SHORT PROBLEM: From the first line of the listing below to the line with "plt.rcParams['font.family'] = ['DejaVu Sans']", print each line exactly, and nothing more. Leave out the pictures.

-- Start --

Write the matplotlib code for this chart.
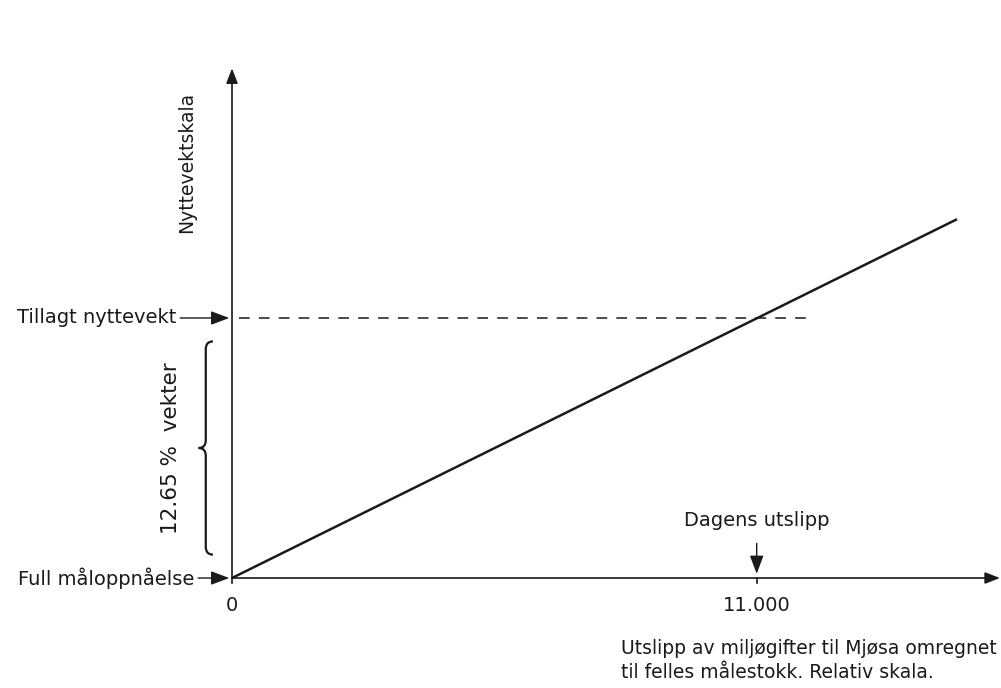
import matplotlib
matplotlib.use("Agg")
import matplotlib.pyplot as plt
from matplotlib.path import Path
from matplotlib.patches import PathPatch

plt.rcParams['font.family'] = ['DejaVu Sans']

# values (x in thousands, y in units of "tillagt nyttevekt")
line_x = [0.0, 15.2]
line_y = [0.0, 1.38]
today_x = 11.0
target_y = 1.0
dash_end_x = 12.1
brace_lo, brace_hi = 0.09, 0.91
x_ticks = [0.0, 11.0]
x_ticklabels = ["0", "11.000"]
x_axis_end = 16.1
y_axis_end = 1.96

fig = plt.figure(figsize=(10.01, 6.88), dpi=100)
ax = fig.add_axes([0, 0, 1, 1])
ax.set_xlim(-4.864, 16.122)
ax.set_ylim(-0.423, 2.223)
ax.axis('off')

ink = '#1a1a1a'

# axes with arrow heads
ax.annotate('', xy=(x_axis_end, 0), xytext=(0, 0),
            arrowprops=dict(arrowstyle='-|>,head_length=0.9,head_width=0.35',
                            color=ink, lw=1.2, shrinkA=0, shrinkB=0))
ax.annotate('', xy=(0, y_axis_end), xytext=(0, 0),
            arrowprops=dict(arrowstyle='-|>,head_length=0.9,head_width=0.35',
                            color=ink, lw=1.2, shrinkA=0, shrinkB=0))

# the utility line and the dashed target level
ax.plot(line_x, line_y, color=ink, lw=1.8, solid_capstyle='butt')
ax.plot([0.15, dash_end_x], [target_y, target_y], color=ink, lw=1.1,
        dashes=(7, 6))

# ticks and tick labels
for xt, lab in zip(x_ticks, x_ticklabels):
    ax.plot([xt, xt], [0, -0.02], color=ink, lw=1.2)
    ax.annotate(lab, xy=(xt, 0), xytext=(0, -27), textcoords='offset pixels',
                ha='center', va='center', fontsize=14, color=ink)

# left side labels with arrows
small_arrow = dict(arrowstyle='-|>,head_length=0.8,head_width=0.3',
                   color=ink, lw=1.0, shrinkA=1, shrinkB=2)
ax.annotate('Tillagt nyttevekt', xy=(0, target_y), xytext=(-56, 0),
            textcoords='offset pixels', ha='right', va='center',
            fontsize=14, color=ink, arrowprops=small_arrow)
ax.annotate('Full måloppnåelse', xy=(0, 0), xytext=(-38, 0),
            textcoords='offset pixels', ha='right', va='center',
            fontsize=14, color=ink, arrowprops=small_arrow)

# "Dagens utslipp" arrow
ax.annotate('Dagens utslipp', xy=(today_x, 0.0), xytext=(0, 58),
            textcoords='offset pixels', ha='center', va='center',
            fontsize=14, color=ink,
            arrowprops=dict(arrowstyle='-|>,head_length=0.8,head_width=0.3',
                            color=ink, lw=1.0, shrinkA=8, shrinkB=3))

# brace on the left of the y axis
bx = -0.55
bw = 0.15
mid = (brace_lo + brace_hi) / 2
verts = [(bx + bw, brace_hi), (bx, brace_hi), (bx, brace_hi - 0.03),
         (bx, mid + 0.03), (bx, mid), (bx - bw, mid),
         (bx, mid), (bx, mid - 0.03),
         (bx, brace_lo + 0.03), (bx, brace_lo), (bx + bw, brace_lo)]
codes = [Path.MOVETO, Path.CURVE3, Path.CURVE3,
         Path.LINETO, Path.CURVE3, Path.CURVE3,
         Path.CURVE3, Path.CURVE3,
         Path.LINETO, Path.CURVE3, Path.CURVE3]
ax.add_patch(PathPatch(Path(verts, codes), fill=False, color=ink, lw=1.6))

ax.text(bx - 0.72, mid, '12.65 %  vekter', rotation=90, ha='center',
        va='center', fontsize=15.5, color=ink)
ax.text(-0.95, 1.6, 'Nyttevektskala', rotation=90, ha='center',
        va='center', fontsize=13.5, color=ink)

# axis caption
fig.text(0.996, 0.04, 'Utslipp av miljøgifter til Mjøsa omregnet\n'
         'til felles målestokk. Relativ skala.', ha='right', va='center',
         multialignment='left', fontsize=13.5, color=ink, linespacing=1.3)

fig.savefig('out.png', dpi=100)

-- End --

EXERCISE ANSWER:
Write the matplotlib code for this chart.
import matplotlib
matplotlib.use("Agg")
import matplotlib.pyplot as plt
from matplotlib.path import Path
from matplotlib.patches import PathPatch

plt.rcParams['font.family'] = ['DejaVu Sans']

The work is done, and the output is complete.